Nothing like a cross-country flight with storm delays for providing some extended pleasure-reading time... Not to mention the welcome distraction of an absorbing novel during the episodes of storm-related turbulence.
I made it through three novels in transit (including a little down time while visiting in Florida).
Muriel Spark's The Prime of Miss Jean Brodie was recommended to me by my chain-reading friend and colleague, Michael Kevane. As I reported to another friend, it's quite a fine little novel. Very funny and deeply cynical. And rather creepy. It's short enough to be a novella, really, but that's just a function of the extraordinary economy of the prose. I can't recall ever seeing the movie version, but having finally read the book I'm not sure how they could have pulled it off: the book is full of time jumps and foreshadowings. Miss Brodie is very sharply drawn, but the true protagonist is her aptly named student, Sandy Stranger. She's strange for sure and, ultimately, a stranger, inscrutable.

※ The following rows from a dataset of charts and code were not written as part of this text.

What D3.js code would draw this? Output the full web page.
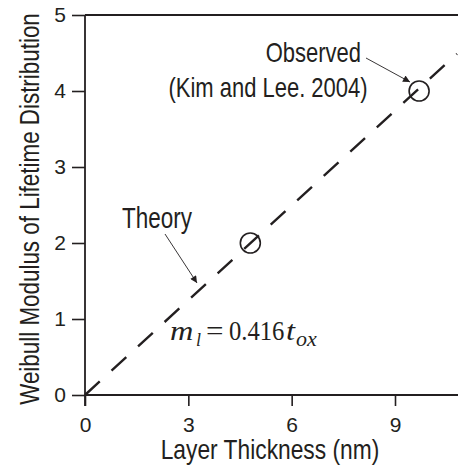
<!DOCTYPE html>
<html>
<head>
<meta charset="utf-8">
<script src="https://cdnjs.cloudflare.com/ajax/libs/d3/7.8.5/d3.min.js"></script>
<style>
  body { margin: 0; background: #fff; }
  text { font-family: "Liberation Sans", Arial, sans-serif; fill: #231f20; }
</style>
</head>
<body>
<script>
// observed points (Kim and Lee, 2004)
var obsThickness = [4.8, 9.7];
var obsModulus = [2, 4];
// theory line m_l = 0.416 t_ox, drawn between two end points
var theoryThickness = [0, 10.8];
var theoryModulus = [0, 4.49];
var xTicks = [0, 3, 6, 9];
var yTicks = [0, 1, 2, 3, 4, 5];

var width = 458, height = 466;
var margin = {top: 15, right: 0, bottom: 71, left: 85};

var svg = d3.select("body").append("svg")
    .attr("width", width)
    .attr("height", height);

var x = d3.scaleLinear().domain([0, 10.8]).range([margin.left, 457]);
var y = d3.scaleLinear().domain([0, 5]).range([height - margin.bottom, margin.top]);

var ink = "#231f20";

// text in the original is a bit taller than wide
function label(px, py, size, anchor, str, sy, sx) {
  return svg.append("text")
    .attr("transform", "translate(" + px + "," + py + ") scale(" + (sx || 1) + "," + (sy || 1.22) + ")")
    .attr("text-anchor", anchor)
    .style("font-size", size + "px")
    .text(str);
}

// arrow head
svg.append("defs").append("marker")
    .attr("id", "arr")
    .attr("viewBox", "0 0 10 10")
    .attr("refX", 10).attr("refY", 5)
    .attr("markerWidth", 9).attr("markerHeight", 7)
    .attr("markerUnits", "userSpaceOnUse")
    .attr("orient", "auto")
  .append("path")
    .attr("d", "M0,0 L10,5 L0,10 z")
    .attr("fill", ink);

// axes
var xAxis = svg.append("g")
    .attr("transform", "translate(0," + y(0) + ")")
    .call(d3.axisBottom(x).tickValues(xTicks).tickSize(11).tickPadding(11).tickFormat(d3.format("d")));
var yAxis = svg.append("g")
    .attr("transform", "translate(" + x(0) + ",0)")
    .call(d3.axisLeft(y).tickValues(yTicks).tickSize(13).tickPadding(6).tickFormat(d3.format("d")));

[xAxis, yAxis].forEach(function(g) {
  g.attr("font-size", null).attr("font-family", null);
  g.select(".domain").remove();
  g.selectAll(".tick line").attr("stroke", ink).attr("stroke-width", 1.6);
  g.selectAll(".tick text").style("font-size", "21px").attr("fill", ink);
});

// frame: left, bottom, top
svg.append("line").attr("x1", x(0)).attr("y1", y(0) + 11).attr("x2", x(0)).attr("y2", y(5))
    .attr("stroke", ink).attr("stroke-width", 1.8);
svg.append("line").attr("x1", x(0)).attr("y1", y(0)).attr("x2", width).attr("y2", y(0))
    .attr("stroke", ink).attr("stroke-width", 1.8);
svg.append("line").attr("x1", x(0)).attr("y1", y(5)).attr("x2", width).attr("y2", y(5))
    .attr("stroke", ink).attr("stroke-width", 1.8);

// theory line
var line = d3.line().x(function(d) { return x(d[0]); }).y(function(d) { return y(d[1]); });
svg.append("path")
    .datum(d3.zip(theoryThickness, theoryModulus))
    .attr("d", line)
    .attr("fill", "none")
    .attr("stroke", ink)
    .attr("stroke-width", 2.4)
    .attr("stroke-dasharray", "20,16");

// observed
svg.selectAll("circle.obs")
    .data(d3.zip(obsThickness, obsModulus))
  .enter().append("circle")
    .attr("class", "obs")
    .attr("cx", function(d) { return x(d[0]); })
    .attr("cy", function(d) { return y(d[1]); })
    .attr("r", 10)
    .attr("fill", "none")
    .attr("stroke", ink)
    .attr("stroke-width", 1.6);

// annotations
label(361, 62, 22, "end", "Observed");
label(268, 97, 22, "middle", "(Kim and Lee. 2004)");
svg.append("line").attr("x1", 366).attr("y1", 58).attr("x2", 410).attr("y2", 82)
    .attr("stroke", ink).attr("stroke-width", 0.9).attr("marker-end", "url(#arr)");

label(122, 228, 22.5, "start", "Theory", 1.3);
svg.append("line").attr("x1", 165).attr("y1", 234).attr("x2", 197).attr("y2", 283)
    .attr("stroke", ink).attr("stroke-width", 0.9).attr("marker-end", "url(#arr)");

// equation m_l = 0.416 t_ox, set piece by piece
function eqPart(px, py, size, str, italic, sx) {
  label(px, py, size, "start", str, 1, sx)
    .style("font-family", "Liberation Serif, Times New Roman, serif")
    .style("font-style", italic ? "italic" : "normal");
}
eqPart(170, 340, 27, "m", true, 1.2);
eqPart(196, 346, 18, "l", true);
eqPart(206, 340, 27, "=", false, 1.15);
eqPart(229, 340, 26.5, "0.416", false, 0.93);
eqPart(286, 340, 27, "t", true, 1.2);
eqPart(296, 346, 20, "ox", true, 1.1);

// axis titles
label(270, 459, 22.8, "middle", "Layer Thickness (nm)", 1.18);
svg.append("text")
    .attr("transform", "translate(39,209) rotate(-90) scale(1,1.2)")
    .attr("text-anchor", "middle")
    .style("font-size", "22.4px")
    .text("Weibull Modulus of Lifetime Distribution");
</script>
</body>
</html>
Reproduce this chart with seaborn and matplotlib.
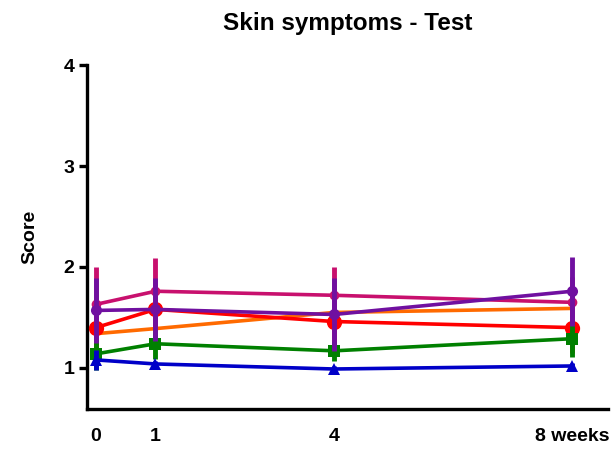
import numpy as np
import pandas as pd
import seaborn as sns
import matplotlib.pyplot as plt

# weeks of follow-up
weeks = [0, 1, 4, 8]
week_labels = ["0", "1", "4", "8 weeks"]

# mean scores per group
orange_mean = [1.34, 1.39, 1.55, 1.59]
red_mean = [1.40, 1.58, 1.46, 1.40]
magenta_mean = [1.63, 1.76, 1.72, 1.65]
green_mean = [1.14, 1.24, 1.17, 1.29]
blue_mean = [1.08, 1.04, 0.99, 1.02]
purple_mean = [1.57, 1.58, 1.53, 1.76]

# error bars (SD)
orange_sd = [0.20, 0.20, 0.20, 0.20]
red_sd = [0.25, 0.25, 0.25, 0.25]
magenta_sd = [0.37, 0.33, 0.28, 0.25]
green_sd = [0.16, 0.15, 0.10, 0.18]
blue_sd = [0.10, 0.03, 0.03, 0.03]
purple_sd = [0.32, 0.31, 0.36, 0.34]

sns.set_style("ticks")
plt.rcParams['font.family'] = ['Liberation Sans', 'DejaVu Sans']
plt.rcParams['font.weight'] = 'bold'
plt.rcParams['text.color'] = 'black'
plt.rcParams['axes.labelcolor'] = 'black'
plt.rcParams['axes.edgecolor'] = 'black'
plt.rcParams['xtick.color'] = 'black'
plt.rcParams['ytick.color'] = 'black'

fig = plt.figure(figsize=(6.15, 4.49), dpi=100)
ax = fig.add_axes([0.1415, 0.0891, 0.8471, 0.7661])

series = [
    ("orange", orange_mean, orange_sd, "#FF6A00", None, 0),
    ("red", red_mean, red_sd, "#FF0000", "o", 11),
    ("magenta", magenta_mean, magenta_sd, "#C8106E", "o", 7),
    ("green", green_mean, green_sd, "#008000", "s", 8),
    ("blue", blue_mean, blue_sd, "#0000C8", "^", 8),
    ("purple", purple_mean, purple_sd, "#7010A0", "o", 8),
]

for i, (name, mean, sd, color, marker, msize) in enumerate(series):
    df = pd.DataFrame({"week": weeks, "score": mean})
    ax.errorbar(weeks, mean, yerr=sd, fmt="none", ecolor=color,
                elinewidth=3.5, capsize=0, zorder=2 + i * 2)
    sns.lineplot(data=df, x="week", y="score", color=color, linewidth=2.6,
                 marker=marker, markersize=msize, markeredgewidth=0,
                 ax=ax, zorder=3 + i * 2)

ax.set_xlim(-0.15, 8.6)
ax.set_ylim(0.594, 4)
ax.set_yticks([1, 2, 3, 4])
ax.set_xticks(weeks, week_labels)
ax.set_xticks([0], minor=True)
ax.tick_params(axis="x", which="major", length=0, pad=14, labelsize=14)
ax.tick_params(axis="x", which="minor", length=7, width=2.4)
ax.tick_params(axis="y", length=6, width=2.4, labelsize=14, pad=3)
for lab in ax.get_xticklabels() + ax.get_yticklabels():
    lab.set_fontweight("bold")

for side in ["top", "right"]:
    ax.spines[side].set_visible(False)
for side in ["left", "bottom"]:
    ax.spines[side].set_linewidth(2.4)

ax.set_xlabel("")
ax.set_ylabel("Score", fontsize=14, fontweight="bold", labelpad=18)
ax.set_title("Skin symptoms - Test", fontsize=17.5, fontweight="bold", pad=25)

fig.savefig("out.png", dpi=100)
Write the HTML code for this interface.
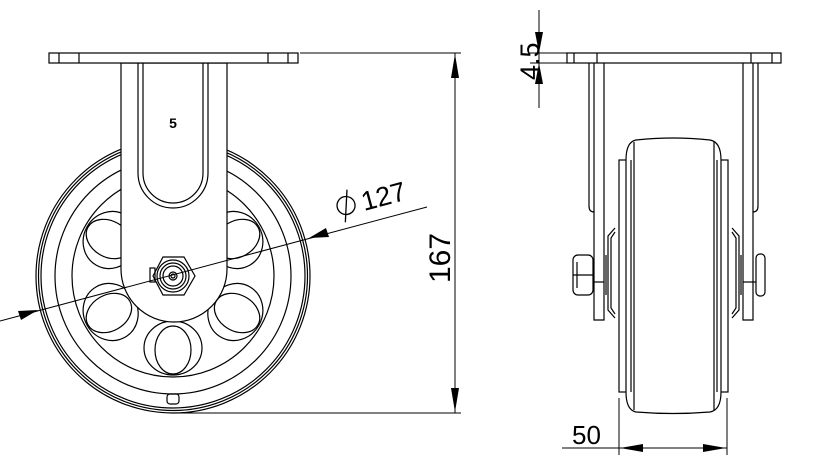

Peter Carey's Amnesia masquerades as a cyber-thriller, hackers against corporate evil-doers, but it is really the family saga of three generations of feisty Australian women, and the journalist who chronicles their story. Carey is not an economical writer, but he is a good story-teller. Still, I found the book meandered a bit. One thing I learned is how woefully ignorant I am of Australian history. The CIA-backed Coup of 1975? I'll be damned.
When in Florida: Carl Hiaasen! Sick Puppy may not be his best, but it is packed with the usual screwball characters, local color, and funny set pieces. In the genre of comic crime novels, Elmore Leonard will never be surpassed. But Hiaasen is not a bad substitute, especially when one is heading to the Sunshine State, with which he has an obvious love-hate relationship.